··· THE DATA
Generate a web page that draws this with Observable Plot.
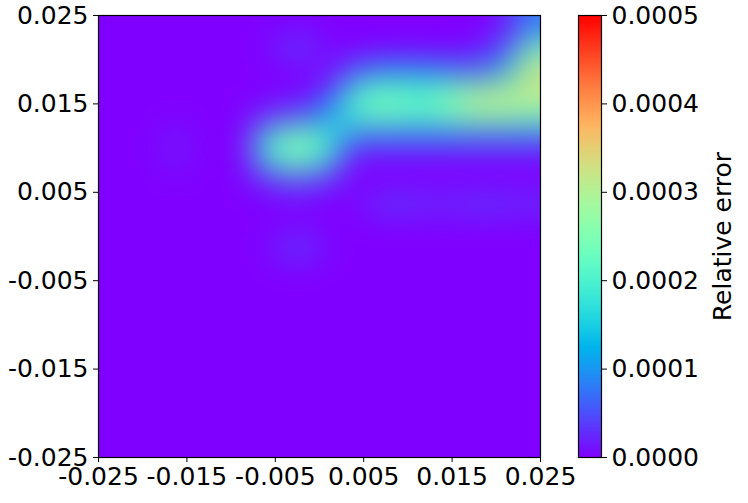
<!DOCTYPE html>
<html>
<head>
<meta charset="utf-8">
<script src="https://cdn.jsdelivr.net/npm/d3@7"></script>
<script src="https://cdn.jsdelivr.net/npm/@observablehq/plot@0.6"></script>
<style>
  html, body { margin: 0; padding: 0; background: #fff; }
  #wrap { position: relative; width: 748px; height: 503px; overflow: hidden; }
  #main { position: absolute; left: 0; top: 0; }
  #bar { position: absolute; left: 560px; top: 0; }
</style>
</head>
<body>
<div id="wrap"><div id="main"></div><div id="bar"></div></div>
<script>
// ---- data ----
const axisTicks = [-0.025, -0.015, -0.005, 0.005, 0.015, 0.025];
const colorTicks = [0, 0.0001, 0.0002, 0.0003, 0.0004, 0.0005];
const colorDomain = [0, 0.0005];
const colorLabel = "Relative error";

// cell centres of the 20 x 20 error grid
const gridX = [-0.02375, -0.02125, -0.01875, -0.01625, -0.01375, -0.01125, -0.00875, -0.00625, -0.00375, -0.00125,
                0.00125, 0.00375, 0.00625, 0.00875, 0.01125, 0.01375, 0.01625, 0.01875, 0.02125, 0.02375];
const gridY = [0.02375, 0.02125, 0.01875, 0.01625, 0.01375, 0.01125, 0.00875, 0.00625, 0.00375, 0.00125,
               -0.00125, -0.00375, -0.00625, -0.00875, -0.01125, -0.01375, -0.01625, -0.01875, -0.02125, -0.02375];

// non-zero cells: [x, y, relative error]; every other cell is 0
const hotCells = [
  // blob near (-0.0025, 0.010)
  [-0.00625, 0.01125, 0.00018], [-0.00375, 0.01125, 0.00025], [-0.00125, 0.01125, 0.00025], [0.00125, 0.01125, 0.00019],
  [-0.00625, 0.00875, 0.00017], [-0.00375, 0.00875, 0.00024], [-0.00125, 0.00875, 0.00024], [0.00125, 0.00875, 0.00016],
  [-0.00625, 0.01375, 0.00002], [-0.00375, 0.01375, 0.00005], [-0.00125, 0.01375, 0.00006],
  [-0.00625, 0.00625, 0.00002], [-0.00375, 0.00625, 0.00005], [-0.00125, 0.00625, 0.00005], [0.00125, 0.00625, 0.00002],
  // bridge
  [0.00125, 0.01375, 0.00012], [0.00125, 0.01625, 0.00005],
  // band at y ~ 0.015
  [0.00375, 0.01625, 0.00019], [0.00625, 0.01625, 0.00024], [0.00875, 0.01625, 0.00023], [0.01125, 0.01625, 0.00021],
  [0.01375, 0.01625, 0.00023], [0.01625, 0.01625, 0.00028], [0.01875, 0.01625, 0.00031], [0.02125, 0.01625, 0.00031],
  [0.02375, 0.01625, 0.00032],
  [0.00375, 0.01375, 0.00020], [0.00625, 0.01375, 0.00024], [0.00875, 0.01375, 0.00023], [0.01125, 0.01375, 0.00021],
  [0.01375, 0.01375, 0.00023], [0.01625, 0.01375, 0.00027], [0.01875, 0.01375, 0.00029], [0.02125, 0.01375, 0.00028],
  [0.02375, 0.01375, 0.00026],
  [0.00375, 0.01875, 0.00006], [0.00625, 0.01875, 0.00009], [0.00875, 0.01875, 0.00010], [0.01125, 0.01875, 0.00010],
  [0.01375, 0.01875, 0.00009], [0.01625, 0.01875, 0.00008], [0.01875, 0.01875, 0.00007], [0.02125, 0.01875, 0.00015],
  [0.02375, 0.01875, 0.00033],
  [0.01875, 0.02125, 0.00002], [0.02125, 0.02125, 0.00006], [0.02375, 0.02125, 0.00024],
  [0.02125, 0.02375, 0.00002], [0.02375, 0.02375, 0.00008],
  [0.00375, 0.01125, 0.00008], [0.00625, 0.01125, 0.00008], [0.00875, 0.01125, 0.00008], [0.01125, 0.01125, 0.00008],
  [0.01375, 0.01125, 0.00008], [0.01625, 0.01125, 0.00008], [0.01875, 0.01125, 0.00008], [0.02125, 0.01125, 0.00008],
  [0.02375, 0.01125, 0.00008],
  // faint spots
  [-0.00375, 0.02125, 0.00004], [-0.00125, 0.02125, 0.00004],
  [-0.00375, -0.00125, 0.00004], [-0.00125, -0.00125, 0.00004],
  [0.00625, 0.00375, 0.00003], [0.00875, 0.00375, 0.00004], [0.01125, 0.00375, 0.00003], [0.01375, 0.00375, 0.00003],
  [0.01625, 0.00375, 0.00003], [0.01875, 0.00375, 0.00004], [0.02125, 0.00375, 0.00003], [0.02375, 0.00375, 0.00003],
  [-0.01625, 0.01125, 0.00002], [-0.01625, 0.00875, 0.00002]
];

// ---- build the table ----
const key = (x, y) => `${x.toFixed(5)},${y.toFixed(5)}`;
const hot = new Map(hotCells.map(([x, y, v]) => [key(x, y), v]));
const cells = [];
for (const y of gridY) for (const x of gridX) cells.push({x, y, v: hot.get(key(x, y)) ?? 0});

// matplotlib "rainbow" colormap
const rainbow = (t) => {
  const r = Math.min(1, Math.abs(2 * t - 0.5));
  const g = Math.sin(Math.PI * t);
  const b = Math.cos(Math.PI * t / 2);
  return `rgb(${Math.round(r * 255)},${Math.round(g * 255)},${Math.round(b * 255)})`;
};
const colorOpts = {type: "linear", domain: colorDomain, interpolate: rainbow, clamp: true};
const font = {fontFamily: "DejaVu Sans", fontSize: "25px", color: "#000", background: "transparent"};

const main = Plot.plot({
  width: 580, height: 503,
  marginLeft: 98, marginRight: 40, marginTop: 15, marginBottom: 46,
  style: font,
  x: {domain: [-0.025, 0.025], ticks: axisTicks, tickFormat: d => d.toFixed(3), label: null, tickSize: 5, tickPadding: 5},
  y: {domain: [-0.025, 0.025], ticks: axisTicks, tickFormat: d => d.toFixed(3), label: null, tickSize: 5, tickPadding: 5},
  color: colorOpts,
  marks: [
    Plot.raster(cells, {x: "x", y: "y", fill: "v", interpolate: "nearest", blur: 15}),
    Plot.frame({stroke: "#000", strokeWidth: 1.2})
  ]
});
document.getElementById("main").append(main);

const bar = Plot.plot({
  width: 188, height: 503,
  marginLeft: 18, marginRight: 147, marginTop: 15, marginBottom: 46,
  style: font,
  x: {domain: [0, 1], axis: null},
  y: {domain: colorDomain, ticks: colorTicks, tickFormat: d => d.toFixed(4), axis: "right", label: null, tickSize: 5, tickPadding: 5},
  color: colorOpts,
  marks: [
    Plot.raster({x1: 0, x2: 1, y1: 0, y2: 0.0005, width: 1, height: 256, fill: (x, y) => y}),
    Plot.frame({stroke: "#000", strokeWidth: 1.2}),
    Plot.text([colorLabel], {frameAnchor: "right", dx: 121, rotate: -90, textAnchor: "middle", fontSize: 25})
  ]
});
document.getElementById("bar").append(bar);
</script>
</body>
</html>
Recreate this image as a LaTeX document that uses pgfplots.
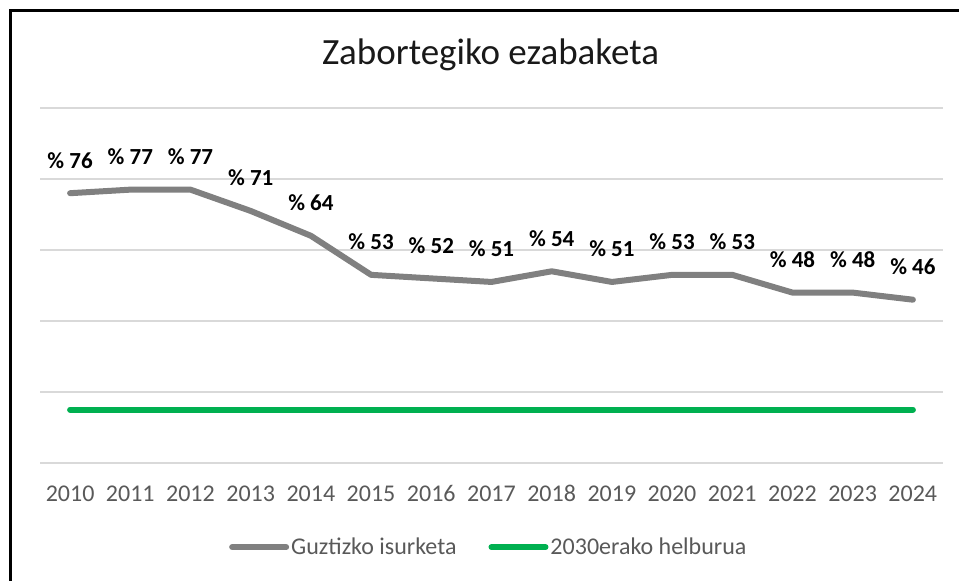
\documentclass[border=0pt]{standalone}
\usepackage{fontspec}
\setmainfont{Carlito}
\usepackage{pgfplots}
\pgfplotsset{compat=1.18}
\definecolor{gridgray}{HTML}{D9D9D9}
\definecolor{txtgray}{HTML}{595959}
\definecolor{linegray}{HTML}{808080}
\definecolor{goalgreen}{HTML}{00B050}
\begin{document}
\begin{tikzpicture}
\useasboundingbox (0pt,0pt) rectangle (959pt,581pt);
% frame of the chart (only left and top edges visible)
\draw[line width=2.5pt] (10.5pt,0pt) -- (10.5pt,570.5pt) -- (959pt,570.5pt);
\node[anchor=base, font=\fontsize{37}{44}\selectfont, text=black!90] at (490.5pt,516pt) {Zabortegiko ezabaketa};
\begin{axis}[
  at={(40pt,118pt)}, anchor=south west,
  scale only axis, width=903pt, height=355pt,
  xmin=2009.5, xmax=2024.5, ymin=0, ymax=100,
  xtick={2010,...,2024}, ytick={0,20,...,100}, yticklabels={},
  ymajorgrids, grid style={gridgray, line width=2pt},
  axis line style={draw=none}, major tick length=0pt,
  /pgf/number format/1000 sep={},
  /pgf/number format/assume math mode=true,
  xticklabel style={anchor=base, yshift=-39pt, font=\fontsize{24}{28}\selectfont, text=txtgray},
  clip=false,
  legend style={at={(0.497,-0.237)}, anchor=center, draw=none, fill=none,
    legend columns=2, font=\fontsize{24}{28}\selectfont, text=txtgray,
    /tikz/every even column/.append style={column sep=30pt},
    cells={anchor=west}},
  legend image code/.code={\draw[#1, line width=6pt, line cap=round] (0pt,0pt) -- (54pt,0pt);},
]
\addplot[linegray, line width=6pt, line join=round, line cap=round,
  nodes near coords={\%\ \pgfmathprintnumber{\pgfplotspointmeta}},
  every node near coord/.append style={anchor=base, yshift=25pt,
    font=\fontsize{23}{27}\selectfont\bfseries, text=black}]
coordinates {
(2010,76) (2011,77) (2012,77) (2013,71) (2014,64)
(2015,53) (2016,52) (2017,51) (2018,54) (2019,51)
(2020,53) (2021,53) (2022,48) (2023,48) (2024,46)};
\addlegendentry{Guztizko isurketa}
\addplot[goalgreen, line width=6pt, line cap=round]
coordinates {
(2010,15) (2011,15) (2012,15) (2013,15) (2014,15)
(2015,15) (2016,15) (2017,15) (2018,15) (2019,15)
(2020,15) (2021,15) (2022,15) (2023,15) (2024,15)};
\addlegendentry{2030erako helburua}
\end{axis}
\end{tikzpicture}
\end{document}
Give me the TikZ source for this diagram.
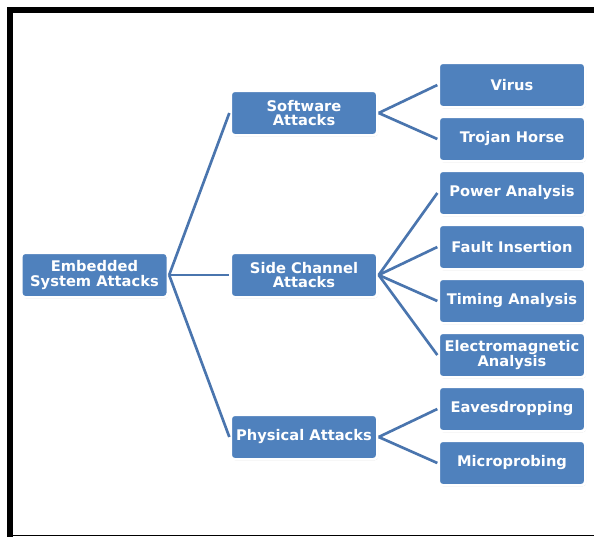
······
# PROMPT
Please transcribe, word for word, every line from the first line of the records above through the line containing "-0.01875, -0.02125, -0.02375];", and leave out any pictures.

# RESPONSE TO THIS EXERCISE
Generate a web page that draws this with Observable Plot.
<!DOCTYPE html>
<html>
<head>
<meta charset="utf-8">
<script src="https://cdn.jsdelivr.net/npm/d3@7"></script>
<script src="https://cdn.jsdelivr.net/npm/@observablehq/plot@0.6"></script>
<style>
  html, body { margin: 0; padding: 0; background: #fff; }
  #wrap { position: relative; width: 748px; height: 503px; overflow: hidden; }
  #main { position: absolute; left: 0; top: 0; }
  #bar { position: absolute; left: 560px; top: 0; }
</style>
</head>
<body>
<div id="wrap"><div id="main"></div><div id="bar"></div></div>
<script>
// ---- data ----
const axisTicks = [-0.025, -0.015, -0.005, 0.005, 0.015, 0.025];
const colorTicks = [0, 0.0001, 0.0002, 0.0003, 0.0004, 0.0005];
const colorDomain = [0, 0.0005];
const colorLabel = "Relative error";

// cell centres of the 20 x 20 error grid
const gridX = [-0.02375, -0.02125, -0.01875, -0.01625, -0.01375, -0.01125, -0.00875, -0.00625, -0.00375, -0.00125,
                0.00125, 0.00375, 0.00625, 0.00875, 0.01125, 0.01375, 0.01625, 0.01875, 0.02125, 0.02375];
const gridY = [0.02375, 0.02125, 0.01875, 0.01625, 0.01375, 0.01125, 0.00875, 0.00625, 0.00375, 0.00125,
               -0.00125, -0.00375, -0.00625, -0.00875, -0.01125, -0.01375, -0.01625, -0.01875, -0.02125, -0.02375];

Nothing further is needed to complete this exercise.